Core Idea#
Not every token in the KV cache deserves the same number of bits.
Recent tokens often matter more for local coherence. Very old tokens may still matter, but many of them contribute weakly or episodically. The workshop idea was to make KV precision a function of token age:
- last
Ntokens: FP16 or FP8, - middle tokens: INT4,
- old tokens: INT2,
- optional sink tokens: protected at higher precision.
TurboQuant adds a second ingredient: rotate the vectors before quantization so low-bit representations preserve inner products better.
Architecture#
flowchart TD KV[KV cache blocks] --> Age[Age / recency classifier] Age --> Recent[Recent tier: FP16 or FP8] Age --> Warm[Warm tier: TurboQuant INT4] Age --> Cold[Cold tier: TurboQuant INT2] Recent --> Attention[Attention kernel] Warm --> Dequant[Mixed precision dequant] Cold --> Dequant Dequant --> Attention
Background#
TurboQuant reports strong KV cache quantization quality using rotation and quantized Johnson-Lindenstrauss correction. StreamingLLM shows that attention sinks and recent-window retention are powerful for streaming settings. The gap is the combination: tiered temporal precision plus rotation-aware low-bit storage.
Research Questions#
- Are fixed recency boundaries enough, or should boundaries be content-aware?
- Does TurboQuant preserve attention score quality better for old tokens than uniform INT4?
- Should keys and values have different tier policies?

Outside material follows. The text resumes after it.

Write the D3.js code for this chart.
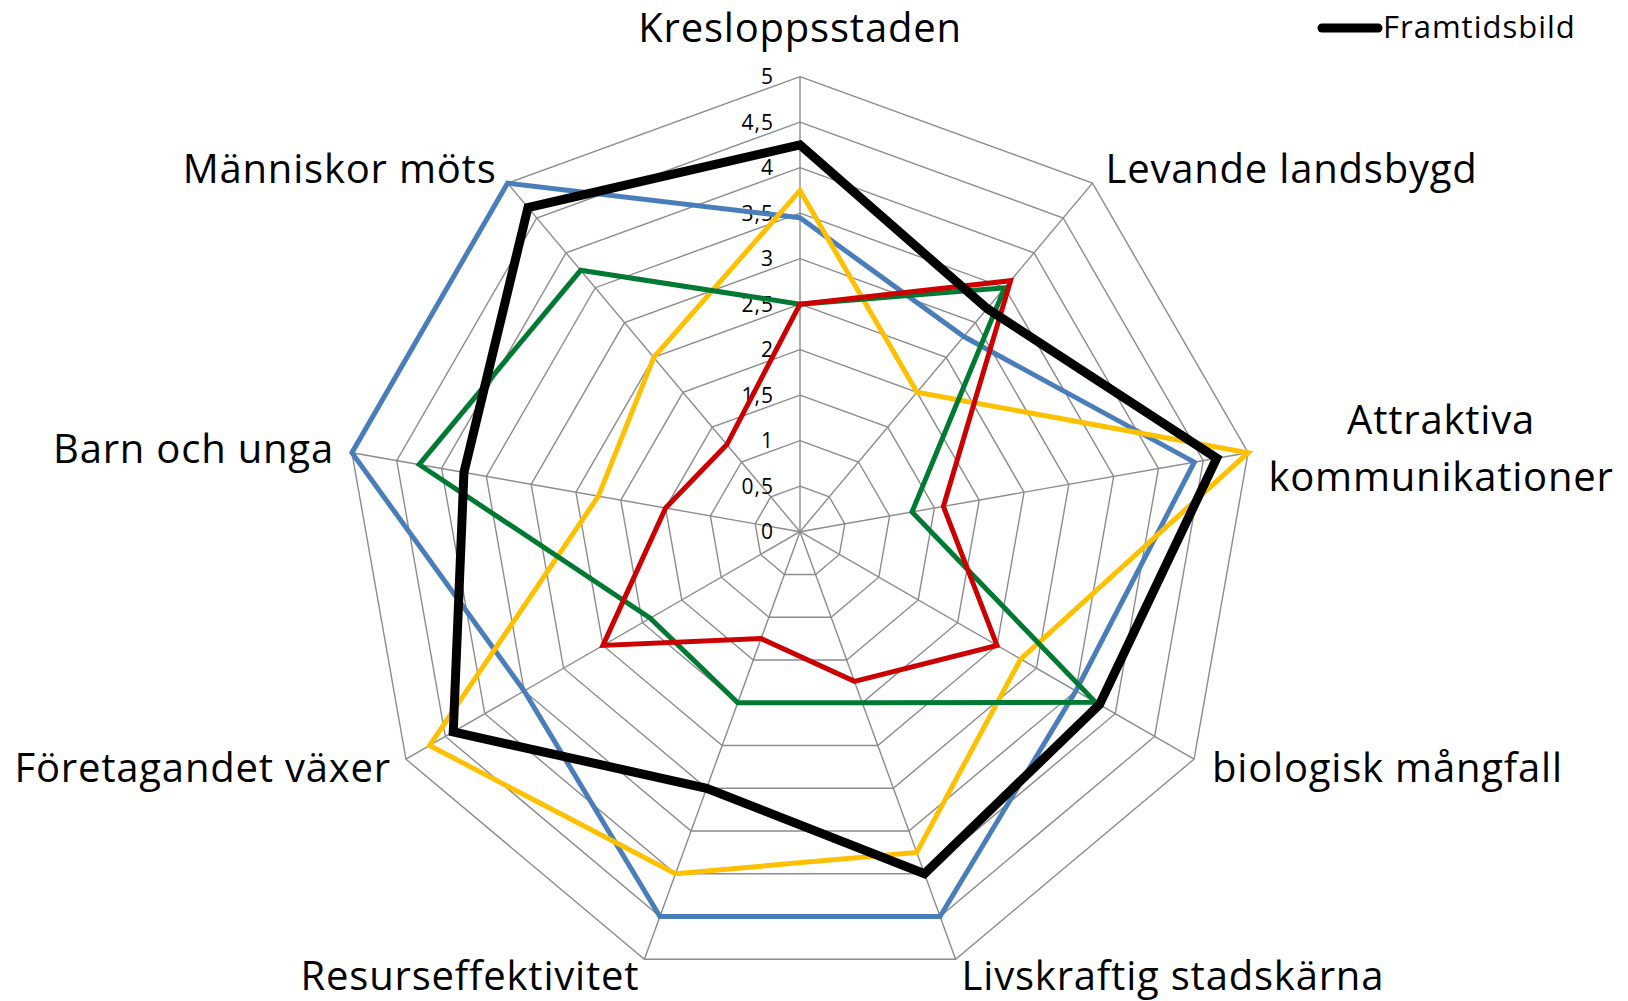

- Can the kernel avoid losing all gains to mixed-precision dequant overhead?
Experiment Plan#
Start with a toy PyTorch attention implementation before touching vLLM:
- Implement full-precision baseline.
- Add temporal tiers without TurboQuant.
- Add TurboQuant per tier.
- Add attention-sink protection.
- Evaluate on LongBench, RULER, needle-in-a-haystack, and summarization.
The clean ablation table:
| Method | Memory | TTFT | ITL | Quality |
|---|---|---|---|---|
| FP16 KV | baseline | baseline | baseline | baseline |
| Uniform INT4 | lower | faster | faster | possible loss |
| Temporal tiers | lower | faster | faster | unknown |
| TurboQuant only | lower | faster | faster | expected strong |
| Temporal TurboQuant | lowest | target | target | main claim |
Novelty Opinion#
Medium-high to high. Temporal retention exists. KV quantization exists. The combined system, especially with a practical mixed-tier attention kernel, is a real systems contribution.
Tenure And Complexity#
- Prototype: 2-4 weeks.
- Kernel-level version: 2-4 months.
- Complexity: Medium-high.
- Main risk: the attention kernel becomes slower because it must handle too many precision formats.